#### [To be done]
Return the material word for word. Do not include the pictures.

#### [Supplied material]
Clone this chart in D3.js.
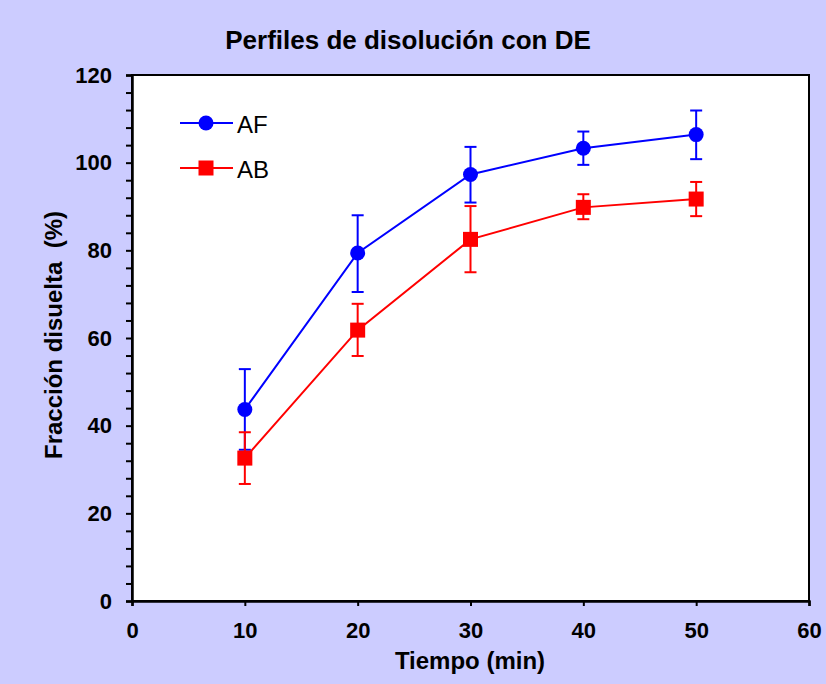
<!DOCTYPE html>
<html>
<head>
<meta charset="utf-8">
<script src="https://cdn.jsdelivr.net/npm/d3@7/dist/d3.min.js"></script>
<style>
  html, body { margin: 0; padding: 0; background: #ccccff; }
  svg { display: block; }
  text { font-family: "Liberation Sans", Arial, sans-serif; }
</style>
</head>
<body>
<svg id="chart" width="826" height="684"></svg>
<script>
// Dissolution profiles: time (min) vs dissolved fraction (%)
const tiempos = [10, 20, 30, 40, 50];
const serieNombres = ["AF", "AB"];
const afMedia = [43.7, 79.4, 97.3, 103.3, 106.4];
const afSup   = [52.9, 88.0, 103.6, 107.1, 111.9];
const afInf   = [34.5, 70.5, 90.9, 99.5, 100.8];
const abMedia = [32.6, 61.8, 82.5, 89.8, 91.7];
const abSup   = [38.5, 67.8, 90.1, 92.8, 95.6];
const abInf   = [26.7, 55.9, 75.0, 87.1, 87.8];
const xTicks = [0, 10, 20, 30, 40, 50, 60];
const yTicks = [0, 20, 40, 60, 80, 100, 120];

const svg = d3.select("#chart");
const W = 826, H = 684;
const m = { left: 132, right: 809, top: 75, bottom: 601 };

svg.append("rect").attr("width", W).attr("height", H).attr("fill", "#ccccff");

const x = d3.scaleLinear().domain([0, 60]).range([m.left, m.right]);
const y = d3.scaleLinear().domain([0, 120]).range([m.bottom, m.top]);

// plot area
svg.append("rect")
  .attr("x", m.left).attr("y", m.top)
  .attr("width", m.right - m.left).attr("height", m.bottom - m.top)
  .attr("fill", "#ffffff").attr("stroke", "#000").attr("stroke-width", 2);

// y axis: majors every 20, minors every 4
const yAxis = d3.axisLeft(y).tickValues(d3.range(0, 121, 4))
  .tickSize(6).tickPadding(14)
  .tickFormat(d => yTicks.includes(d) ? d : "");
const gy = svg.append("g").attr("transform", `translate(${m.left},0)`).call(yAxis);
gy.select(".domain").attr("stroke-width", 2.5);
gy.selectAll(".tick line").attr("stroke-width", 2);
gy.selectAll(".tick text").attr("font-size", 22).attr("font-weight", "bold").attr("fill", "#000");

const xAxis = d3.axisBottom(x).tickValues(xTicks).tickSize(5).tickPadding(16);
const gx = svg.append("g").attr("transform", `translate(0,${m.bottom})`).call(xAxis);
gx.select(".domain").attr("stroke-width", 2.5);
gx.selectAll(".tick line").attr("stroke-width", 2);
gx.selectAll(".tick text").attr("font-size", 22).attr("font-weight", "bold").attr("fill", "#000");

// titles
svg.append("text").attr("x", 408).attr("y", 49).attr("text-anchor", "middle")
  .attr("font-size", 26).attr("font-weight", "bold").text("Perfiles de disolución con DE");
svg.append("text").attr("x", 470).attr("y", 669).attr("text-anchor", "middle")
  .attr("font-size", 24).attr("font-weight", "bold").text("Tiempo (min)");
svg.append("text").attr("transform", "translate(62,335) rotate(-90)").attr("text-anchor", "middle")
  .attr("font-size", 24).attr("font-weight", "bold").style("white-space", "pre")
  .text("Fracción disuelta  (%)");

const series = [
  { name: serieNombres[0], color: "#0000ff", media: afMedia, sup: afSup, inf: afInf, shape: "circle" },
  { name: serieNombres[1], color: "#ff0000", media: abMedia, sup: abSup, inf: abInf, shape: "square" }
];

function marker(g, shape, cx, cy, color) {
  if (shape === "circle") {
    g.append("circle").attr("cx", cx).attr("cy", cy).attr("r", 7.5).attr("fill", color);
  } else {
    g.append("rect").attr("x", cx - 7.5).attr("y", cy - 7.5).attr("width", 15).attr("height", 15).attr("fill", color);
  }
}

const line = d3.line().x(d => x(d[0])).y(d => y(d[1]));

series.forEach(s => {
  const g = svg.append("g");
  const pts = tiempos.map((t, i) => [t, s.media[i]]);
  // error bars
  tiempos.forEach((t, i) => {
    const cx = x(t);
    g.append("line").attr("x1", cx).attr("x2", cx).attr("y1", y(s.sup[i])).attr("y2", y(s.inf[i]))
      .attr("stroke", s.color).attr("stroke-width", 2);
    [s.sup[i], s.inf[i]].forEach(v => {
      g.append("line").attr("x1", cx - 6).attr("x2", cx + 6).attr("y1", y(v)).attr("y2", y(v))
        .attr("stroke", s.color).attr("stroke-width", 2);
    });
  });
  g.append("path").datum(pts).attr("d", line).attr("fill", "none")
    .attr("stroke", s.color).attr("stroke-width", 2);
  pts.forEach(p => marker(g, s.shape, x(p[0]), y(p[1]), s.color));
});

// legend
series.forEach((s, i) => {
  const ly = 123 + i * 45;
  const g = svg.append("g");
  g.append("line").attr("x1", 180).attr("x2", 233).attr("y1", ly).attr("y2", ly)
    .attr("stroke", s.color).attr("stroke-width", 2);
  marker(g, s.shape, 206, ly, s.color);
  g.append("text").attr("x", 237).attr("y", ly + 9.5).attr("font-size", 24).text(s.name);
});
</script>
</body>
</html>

#### [Finished task]
Clone this chart in D3.js.
<!DOCTYPE html>
<html>
<head>
<meta charset="utf-8">
<script src="https://cdn.jsdelivr.net/npm/d3@7/dist/d3.min.js"></script>
<style>
  html, body { margin: 0; padding: 0; background: #ccccff; }
  svg { display: block; }
  text { font-family: "Liberation Sans", Arial, sans-serif; }
</style>
</head>
<body>
<svg id="chart" width="826" height="684"></svg>
<script>
// Dissolution profiles: time (min) vs dissolved fraction (%)
const tiempos = [10, 20, 30, 40, 50];
const serieNombres = ["AF", "AB"];
const afMedia = [43.7, 79.4, 97.3, 103.3, 106.4];
const afSup   = [52.9, 88.0, 103.6, 107.1, 111.9];
const afInf   = [34.5, 70.5, 90.9, 99.5, 100.8];
const abMedia = [32.6, 61.8, 82.5, 89.8, 91.7];
const abSup   = [38.5, 67.8, 90.1, 92.8, 95.6];
const abInf   = [26.7, 55.9, 75.0, 87.1, 87.8];
const xTicks = [0, 10, 20, 30, 40, 50, 60];
const yTicks = [0, 20, 40, 60, 80, 100, 120];

const svg = d3.select("#chart");
const W = 826, H = 684;
const m = { left: 132, right: 809, top: 75, bottom: 601 };

svg.append("rect").attr("width", W).attr("height", H).attr("fill", "#ccccff");

const x = d3.scaleLinear().domain([0, 60]).range([m.left, m.right]);
const y = d3.scaleLinear().domain([0, 120]).range([m.bottom, m.top]);

// plot area
svg.append("rect")
  .attr("x", m.left).attr("y", m.top)
  .attr("width", m.right - m.left).attr("height", m.bottom - m.top)
  .attr("fill", "#ffffff").attr("stroke", "#000").attr("stroke-width", 2);

// y axis: majors every 20, minors every 4
const yAxis = d3.axisLeft(y).tickValues(d3.range(0, 121, 4))
  .tickSize(6).tickPadding(14)
  .tickFormat(d => yTicks.includes(d) ? d : "");
const gy = svg.append("g").attr("transform", `translate(${m.left},0)`).call(yAxis);
gy.select(".domain").attr("stroke-width", 2.5);
gy.selectAll(".tick line").attr("stroke-width", 2);
gy.selectAll(".tick text").attr("font-size", 22).attr("font-weight", "bold").attr("fill", "#000");

const xAxis = d3.axisBottom(x).tickValues(xTicks).tickSize(5).tickPadding(16);
const gx = svg.append("g").attr("transform", `translate(0,${m.bottom})`).call(xAxis);
gx.select(".domain").attr("stroke-width", 2.5);
gx.selectAll(".tick line").attr("stroke-width", 2);
gx.selectAll(".tick text").attr("font-size", 22).attr("font-weight", "bold").attr("fill", "#000");

// titles
svg.append("text").attr("x", 408).attr("y", 49).attr("text-anchor", "middle")
  .attr("font-size", 26).attr("font-weight", "bold").text("Perfiles de disolución con DE");
svg.append("text").attr("x", 470).attr("y", 669).attr("text-anchor", "middle")
  .attr("font-size", 24).attr("font-weight", "bold").text("Tiempo (min)");
svg.append("text").attr("transform", "translate(62,335) rotate(-90)").attr("text-anchor", "middle")
  .attr("font-size", 24).attr("font-weight", "bold").style("white-space", "pre")
  .text("Fracción disuelta  (%)");

const series = [
  { name: serieNombres[0], color: "#0000ff", media: afMedia, sup: afSup, inf: afInf, shape: "circle" },
  { name: serieNombres[1], color: "#ff0000", media: abMedia, sup: abSup, inf: abInf, shape: "square" }
];

function marker(g, shape, cx, cy, color) {
  if (shape === "circle") {
    g.append("circle").attr("cx", cx).attr("cy", cy).attr("r", 7.5).attr("fill", color);
  } else {
    g.append("rect").attr("x", cx - 7.5).attr("y", cy - 7.5).attr("width", 15).attr("height", 15).attr("fill", color);
  }
}

const line = d3.line().x(d => x(d[0])).y(d => y(d[1]));

series.forEach(s => {
  const g = svg.append("g");
  const pts = tiempos.map((t, i) => [t, s.media[i]]);
  // error bars
  tiempos.forEach((t, i) => {
    const cx = x(t);
    g.append("line").attr("x1", cx).attr("x2", cx).attr("y1", y(s.sup[i])).attr("y2", y(s.inf[i]))
      .attr("stroke", s.color).attr("stroke-width", 2);
    [s.sup[i], s.inf[i]].forEach(v => {
      g.append("line").attr("x1", cx - 6).attr("x2", cx + 6).attr("y1", y(v)).attr("y2", y(v))
        .attr("stroke", s.color).attr("stroke-width", 2);
    });
  });
  g.append("path").datum(pts).attr("d", line).attr("fill", "none")
    .attr("stroke", s.color).attr("stroke-width", 2);
  pts.forEach(p => marker(g, s.shape, x(p[0]), y(p[1]), s.color));
});

// legend
series.forEach((s, i) => {
  const ly = 123 + i * 45;
  const g = svg.append("g");
  g.append("line").attr("x1", 180).attr("x2", 233).attr("y1", ly).attr("y2", ly)
    .attr("stroke", s.color).attr("stroke-width", 2);
  marker(g, s.shape, 206, ly, s.color);
  g.append("text").attr("x", 237).attr("y", ly + 9.5).attr("font-size", 24).text(s.name);
});
</script>
</body>
</html>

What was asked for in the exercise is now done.